Wednesday, March 21, 2018

A bit more - E.B. Nash MD

"During the run of typhoid fever, a young lady was attacked with profuse epistaxis. One attack followed another, once, sometimes twice in twenty-four hours, until I became alarmed on account of the great loss of blood.

The attacks occurred mostly at night. She had been subject to frequent attacks of nose-bleed since childhood, from the time she was injured in the nasal passage by a button she pushed up her nose, and which a "regular" claimed, after much violence, to have pushed down her throat, but which in reality remained in her nose a long time-several months when it was finally ejected in a sneezing or coughing fit.
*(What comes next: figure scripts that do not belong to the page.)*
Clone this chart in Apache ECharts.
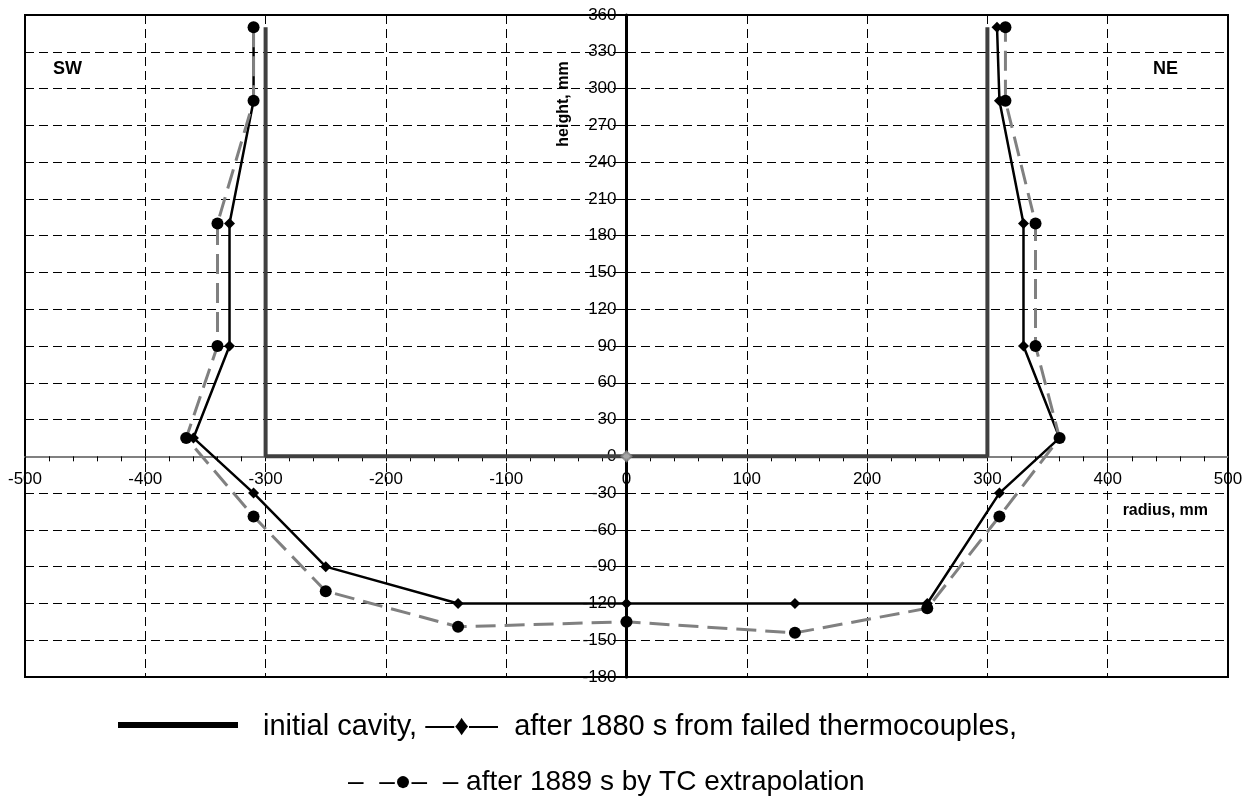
<!DOCTYPE html>
<html>
<head>
<meta charset="utf-8">
<script src="https://cdn.jsdelivr.net/npm/echarts@6/dist/echarts.min.js"></script>
<style>
html,body{margin:0;padding:0;background:#fff;}
#chart{width:1255px;height:798px;}
</style>
</head>
<body>
<div id="chart"></div>
<script>
// ---- data ----
const cavityX = [-300, -300, 300, 300];
const cavityY = [350, 0, 0, 350];

const tc1880X = [-310, -310, -330, -330, -360, -310, -250, -140, 0, 140, 250, 310, 360, 330, 330, 310, 308];
const tc1880Y = [350, 290, 190, 90, 15, -30, -90, -120, -120, -120, -120, -30, 15, 90, 190, 290, 350];

const tc1889X = [-310, -310, -340, -340, -366, -310, -250, -140, 0, 140, 250, 310, 360, 340, 340, 315, 315];
const tc1889Y = [350, 290, 190, 90, 15, -49, -110, -139, -135, -144, -124, -49, 15, 90, 190, 290, 350];

const originX = [0];
const originY = [0];

const xMin = -500, xMax = 500, xStep = 100;
const yMin = -180, yMax = 360, yStep = 30;

const xAxisName = 'radius, mm';
const yAxisName = 'height, mm';
const sideLeft = 'SW';
const sideRight = 'NE';
const legendLine1 = 'initial cavity, \u2014\u2666\u2014  after 1880 s from failed thermocouples,';
const legendLine2 = '\u2013  \u2013\u25CF\u2013  \u2013 after 1889 s by TC extrapolation';

function zip(xs, ys) { return xs.map((x, i) => [x, ys[i]]); }

const FONT = '"Liberation Sans", Arial, sans-serif';
const chart = echarts.init(document.getElementById('chart'), null, {renderer: 'canvas'});

const G = {left: 25, top: 15, width: 1203, height: 662};
// place the axes through the origin (0,0) of the data
const xAxisOffset = -G.height * (0 - yMin) / (yMax - yMin);
const yAxisOffset = -G.width * (0 - xMin) / (xMax - xMin);

const dashGrid = {type: [9, 5], color: '#000', width: 1};

chart.setOption({
  animation: false,
  backgroundColor: '#fff',
  grid: {left: G.left, top: G.top, width: G.width, height: G.height, show: true,
         containLabel: false, outerBoundsMode: 'none',
         borderColor: '#000', borderWidth: 2, backgroundColor: 'transparent'},
  xAxis: {
    type: 'value', min: xMin, max: xMax, interval: xStep, position: 'bottom', offset: xAxisOffset,
    axisLine: {onZero: false, lineStyle: {color: '#808080', width: 2}},
    axisTick: {show: true, length: 5, lineStyle: {color: '#000', width: 1}},
    minorTick: {show: true, splitNumber: 5, length: 5, lineStyle: {color: '#000', width: 1}},
    axisLabel: {fontSize: 17, color: '#000', fontFamily: FONT, margin: 14,
                showMinLabel: true, showMaxLabel: true},
    splitLine: {show: true, lineStyle: dashGrid}
  },
  yAxis: {
    type: 'value', min: yMin, max: yMax, interval: yStep, position: 'left', offset: yAxisOffset,
    axisLine: {onZero: false, lineStyle: {color: '#000', width: 3}},
    axisTick: {show: true, length: 6, lineStyle: {color: '#000', width: 1}},
    axisLabel: {fontSize: 17, color: '#000', fontFamily: FONT, margin: 10,
                showMinLabel: true, showMaxLabel: true},
    splitLine: {show: true, lineStyle: dashGrid}
  },
  series: [
    {name: 'initial cavity', type: 'line', data: zip(cavityX, cavityY),
     symbol: 'none', lineStyle: {color: '#404040', width: 4}, z: 3},
    {name: 'after 1880 s from failed thermocouples', type: 'line', data: zip(tc1880X, tc1880Y),
     symbol: 'diamond', symbolSize: 11, itemStyle: {color: '#000'},
     lineStyle: {color: '#000', width: 2.5}, z: 4},
    {name: 'after 1889 s by TC extrapolation', type: 'line', data: zip(tc1889X, tc1889Y),
     symbol: 'circle', symbolSize: 12, itemStyle: {color: '#000'},
     lineStyle: {color: '#808080', width: 3, type: [20, 9]}, z: 5},
    {name: 'origin', type: 'scatter', data: zip(originX, originY),
     symbol: 'diamond', symbolSize: 10,
     itemStyle: {color: '#c0c0c0', borderColor: '#808080', borderWidth: 2}, z: 6}
  ],
  graphic: [
    {type: 'text', x: 53, y: 69, style: {text: sideLeft, font: 'bold 18px ' + FONT,
      fill: '#000', textAlign: 'left', textVerticalAlign: 'middle'}},
    {type: 'text', x: 1153, y: 69, style: {text: sideRight, font: 'bold 18px ' + FONT,
      fill: '#000', textAlign: 'left', textVerticalAlign: 'middle'}},
    {type: 'text', x: 1208, y: 511, style: {text: xAxisName, font: 'bold 16px ' + FONT,
      fill: '#000', textAlign: 'right', textVerticalAlign: 'middle'}},
    {type: 'text', x: 564, y: 104, rotation: Math.PI / 2,
      style: {text: yAxisName, font: 'bold 16px ' + FONT,
      fill: '#000', textAlign: 'center', textVerticalAlign: 'middle'}},
    {type: 'rect', shape: {x: 118, y: 722, width: 120, height: 6}, style: {fill: '#000'}},
    {type: 'text', x: 263, y: 727, style: {text: legendLine1, font: '29px ' + FONT,
      fill: '#000', textAlign: 'left', textVerticalAlign: 'middle'}},
    {type: 'text', x: 348, y: 782, style: {text: legendLine2, font: '28px ' + FONT,
      fill: '#000', textAlign: 'left', textVerticalAlign: 'middle'}}
  ]
});
</script>
</body>
</html>
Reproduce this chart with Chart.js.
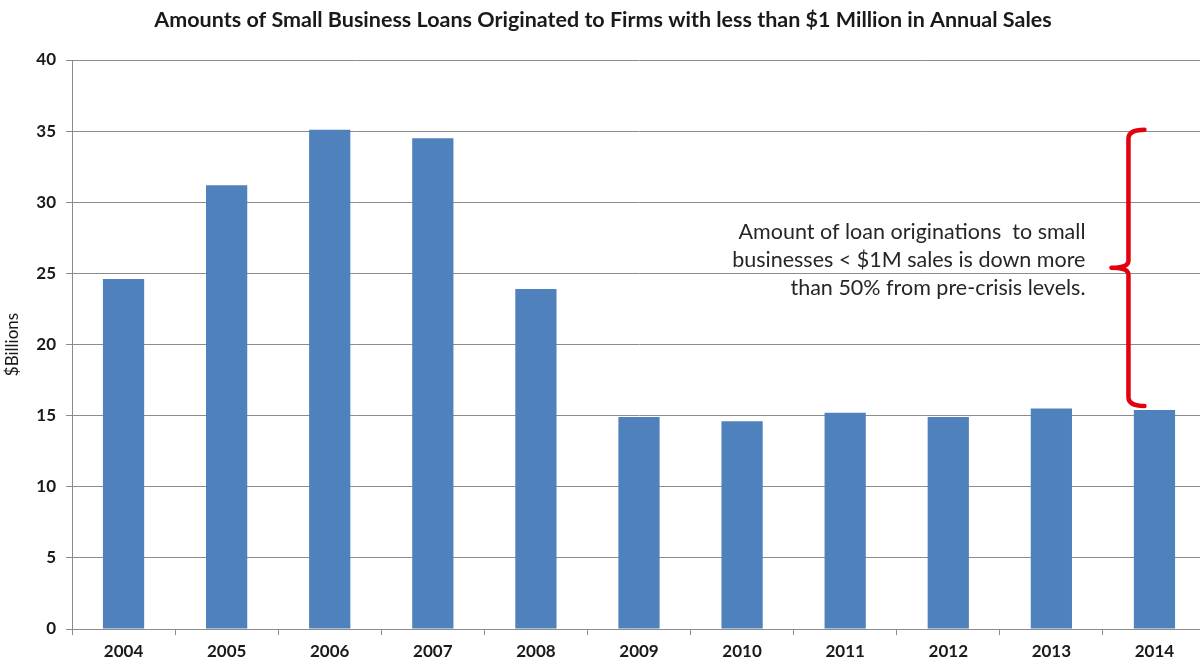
<!DOCTYPE html>
<html>
<head>
<meta charset="utf-8">
<title>Small Business Loans</title>
<script src="https://cdn.jsdelivr.net/npm/chart.js@4.4.1/dist/chart.umd.min.js"></script>
<style>
  html, body {
    margin: 0;
    padding: 0;
    background: #ffffff;
    overflow: hidden;
  }
  #wrap {
    width: 1206px;
    height: 664px;
  }
</style>
</head>
<body>
<div id="wrap">
  <canvas id="loans-chart" width="1206" height="664"></canvas>
</div>
<script>
// Chart data
const years = ["2004", "2005", "2006", "2007", "2008", "2009", "2010", "2011", "2012", "2013", "2014"];
const loanAmounts = [24.6, 31.2, 35.1, 34.5, 23.9, 14.9, 14.6, 15.2, 14.9, 15.5, 15.4];
const yTicks = [0, 5, 10, 15, 20, 25, 30, 35, 40];
const noteLines = [
  "Amount of loan originations  to small",
  "businesses < $1M sales is down more",
  "than 50% from pre-crisis levels.",
];

const fontFamily = "Lato, 'Liberation Sans', sans-serif";
const gridColor = "#8c8c8c";

// Red brace from the peak down to the latest year, with the note beside it
const bracePlugin = {
  id: "brace",
  afterDatasetsDraw(chart) {
    const ctx = chart.ctx;
    const xs = chart.scales.x;
    const ys = chart.scales.y;
    const last = loanAmounts.length - 1;

    const x = xs.getPixelForValue(last) - 26;
    const top = ys.getPixelForValue(Math.max(...loanAmounts));
    const bottom = ys.getPixelForValue(loanAmounts[last]) - 4;
    const mid = (top + bottom) / 2;

    ctx.save();
    ctx.strokeStyle = "#e3000f";
    ctx.lineWidth = 4.5;
    ctx.lineJoin = "round";
    ctx.lineCap = "round";
    ctx.beginPath();
    ctx.moveTo(x + 16, top);
    ctx.quadraticCurveTo(x, top, x, top + 9);
    ctx.lineTo(x, mid - 7);
    ctx.quadraticCurveTo(x, mid, x - 17, mid);
    ctx.quadraticCurveTo(x, mid, x, mid + 7);
    ctx.lineTo(x, bottom - 9);
    ctx.quadraticCurveTo(x, bottom, x + 16, bottom);
    ctx.stroke();

    ctx.fillStyle = "#262626";
    ctx.font = "21.5px " + fontFamily;
    ctx.textAlign = "right";
    ctx.textBaseline = "middle";
    const lineGap = 28;
    const textMid = mid - 8;
    noteLines.forEach((line, i) => {
      ctx.fillText(line, x - 43, textMid + (i - 1) * lineGap);
    });
    ctx.restore();
  },
};

const ctx = document.getElementById("loans-chart");

new Chart(ctx, {
  type: "bar",
  data: {
    labels: years,
    datasets: [
      {
        label: "$Billions",
        data: loanAmounts,
        backgroundColor: "#4f81bd",
        borderWidth: 0,
        categoryPercentage: 1,
        barPercentage: 0.4,
      },
    ],
  },
  options: {
    responsive: false,
    animation: false,
    layout: {
      padding: { left: 0, right: 0, top: 0, bottom: 0 },
    },
    plugins: {
      legend: { display: false },
      tooltip: { enabled: false },
      title: {
        display: true,
        text: "Amounts of Small Business Loans Originated to Firms with less than $1 Million in Annual Sales",
        color: "#1a1a1a",
        font: { family: fontFamily, size: 21.5, weight: "bold", lineHeight: 1.2 },
        padding: { top: 7, bottom: 27.2 },
      },
    },
    scales: {
      x: {
        grid: {
          display: true,
          offset: true,
          drawOnChartArea: false,
          drawTicks: true,
          tickLength: 6,
          color: gridColor,
        },
        border: { color: gridColor, width: 1 },
        ticks: {
          color: "#1a1a1a",
          padding: 6,
          font: { family: fontFamily, size: 17, weight: "bold" },
        },
        afterFit(scale) {
          scale.height = 35;
        },
      },
      y: {
        min: 0,
        max: 40,
        afterBuildTicks(scale) {
          scale.ticks = yTicks.map((v) => ({ value: v }));
        },
        grid: {
          color: gridColor,
          drawTicks: true,
          tickLength: 6,
        },
        border: { color: gridColor, width: 1 },
        ticks: {
          color: "#1a1a1a",
          padding: 10,
          font: { family: fontFamily, size: 17, weight: "bold" },
        },
        title: {
          display: true,
          text: "$Billions",
          color: "#1a1a1a",
          font: { family: fontFamily, size: 17 },
          padding: { top: 2, bottom: 0 },
        },
        afterFit(scale) {
          scale.width = 72;
        },
      },
    },
  },
  plugins: [bracePlugin],
});
</script>
</body>
</html>
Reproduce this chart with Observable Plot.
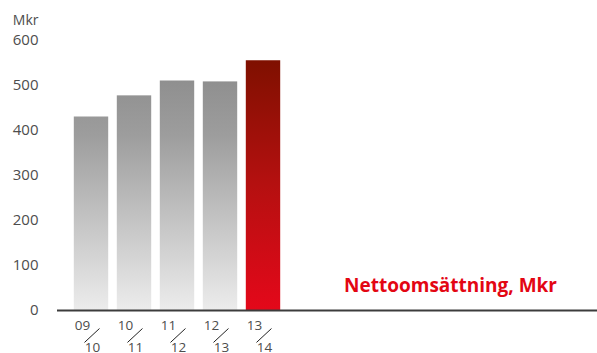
<!DOCTYPE html>
<html>
<head>
<meta charset="utf-8">
<script src="https://cdn.jsdelivr.net/npm/d3@7"></script>
<script src="https://cdn.jsdelivr.net/npm/@observablehq/plot@0.6"></script>
<style>
  html, body { margin: 0; padding: 0; background: #fff; }
  #chart svg { display: block; overflow: visible; }
</style>
</head>
<body>
<div id="chart"></div>
<script>
const yearsFrom = ["09", "10", "11", "12", "13"];
const yearsTo = ["10", "11", "12", "13", "14"];
const values = [430, 477, 510, 508, 555];
const yTicks = [0, 100, 200, 300, 400, 500, 600];
const unitLabel = "Mkr";
const title = "Nettoomsättning, Mkr";

const data = values.map((v, i) => ({i, from: yearsFrom[i], to: yearsTo[i], value: v}));
const past = data.slice(0, -1);
const latest = data.slice(-1);

const font = "'Open Sans', 'Noto Sans', sans-serif";
const textColor = "#4d4d4d";

const chart = Plot.plot({
  width: 597,
  height: 353,
  marginLeft: 57,
  marginRight: 0,
  marginTop: 40,
  marginBottom: 43,
  style: {fontFamily: font, background: "transparent"},
  x: {domain: [0, 4], range: [91, 263], axis: null},
  y: {domain: [0, 600], ticks: yTicks, label: null},
  marks: [
    Plot.axisY({ticks: yTicks, tickSize: 0, tickPadding: 19, fontSize: 15, fill: textColor, label: null}),
    Plot.rectY(past, {x1: d => d.i - 0.4, x2: d => d.i + 0.4, y: "value", fill: "url(#gradGray)"}),
    Plot.rectY(latest, {x1: d => d.i - 0.4, x2: d => d.i + 0.4, y: "value", fill: "url(#gradRed)"}),
    Plot.ruleY([0], {stroke: "#3c3c3c", strokeWidth: 2}),
    Plot.text(data, {x: "i", y: 0, text: "from", dx: -9, dy: 14.8, fontSize: 13.5, fill: textColor}),
    Plot.text(data, {x: "i", y: 0, text: "to", dx: 1, dy: 37, fontSize: 13.5, fill: textColor}),
    Plot.link(data, {x1: d => d.i - 0.163, y1: -71, x2: d => d.i + 0.186, y2: -40, stroke: "#222", strokeWidth: 1}),
    Plot.text([unitLabel], {frameAnchor: "top-left", dx: -19, dy: -19.5, textAnchor: "end", lineAnchor: "middle", fontSize: 14, fill: textColor}),
    Plot.text([title], {frameAnchor: "bottom-right", dx: -147, dy: -25, textAnchor: "middle", lineAnchor: "middle", fontSize: 19, fontWeight: "bold", fill: "#e30613"})
  ]
});

const ns = "http://www.w3.org/2000/svg";
const defs = document.createElementNS(ns, "defs");
function grad(id, stops) {
  const g = document.createElementNS(ns, "linearGradient");
  g.setAttribute("id", id);
  g.setAttribute("gradientUnits", "userSpaceOnUse");
  g.setAttribute("x1", 0); g.setAttribute("x2", 0);
  g.setAttribute("y1", 60); g.setAttribute("y2", 310);
  for (const [o, c] of stops) {
    const s = document.createElementNS(ns, "stop");
    s.setAttribute("offset", o);
    s.setAttribute("stop-color", c);
    g.appendChild(s);
  }
  defs.appendChild(g);
}
grad("gradGray", [[0, "#8a8a8a"], [0.3, "#9d9d9d"], [1, "#ececec"]]);
grad("gradRed", [[0, "#7f1000"], [0.5, "#b51010"], [1, "#e4081a"]]);
chart.insertBefore(defs, chart.firstChild);

document.getElementById("chart").appendChild(chart);
</script>
</body>
</html>
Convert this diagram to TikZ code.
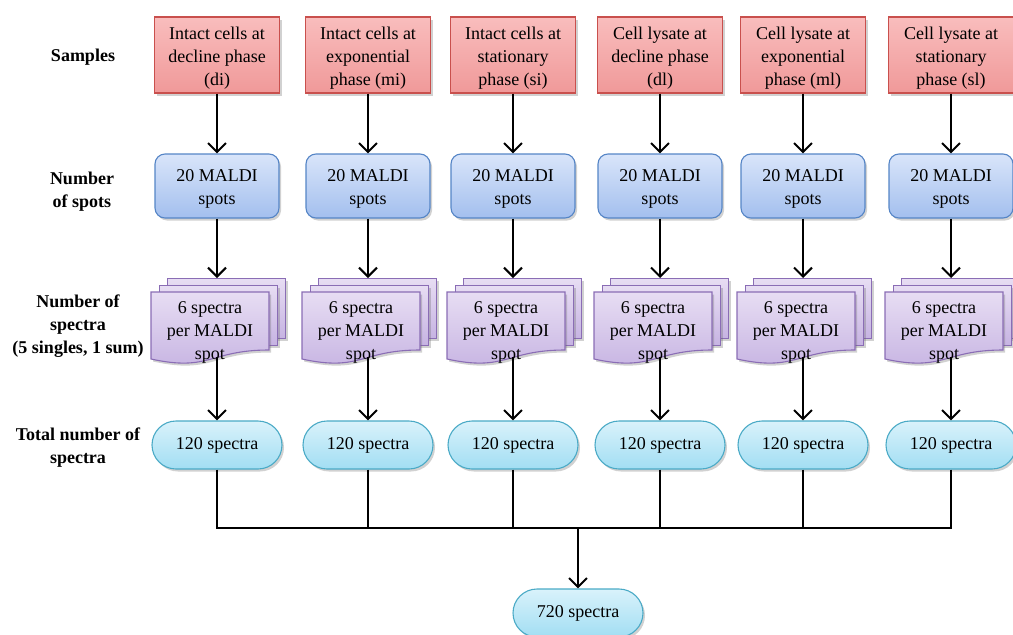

Two years before the fever I carried her through a very severe attack of diphtheria, which was also attended by severe nose-bleed, also occurring at night the blood hanging in clots from the nose, like icicles. Mercurius sol. 30 then stopped it very nicely. Now the blood clotted some but not so readily. Mercurius did no good.

Every attack was preceded by the most intense redness and flushing of the face and throbbing of carotids I ever saw. The nose-bleed would invariably follow, within a few hours, this apparent rush of blood to head and race. Belladonna would not help, nor Erigeron, which in Hering's Condensed has "congestion of the head, red face, nose-bleed and febrile action."

Melilotus 30 relieved the nose-bleed and the attacks of rush of blood to the head promptly and beautifully, and the case progressed without further trouble, or an untoward symptom to perfect recovery."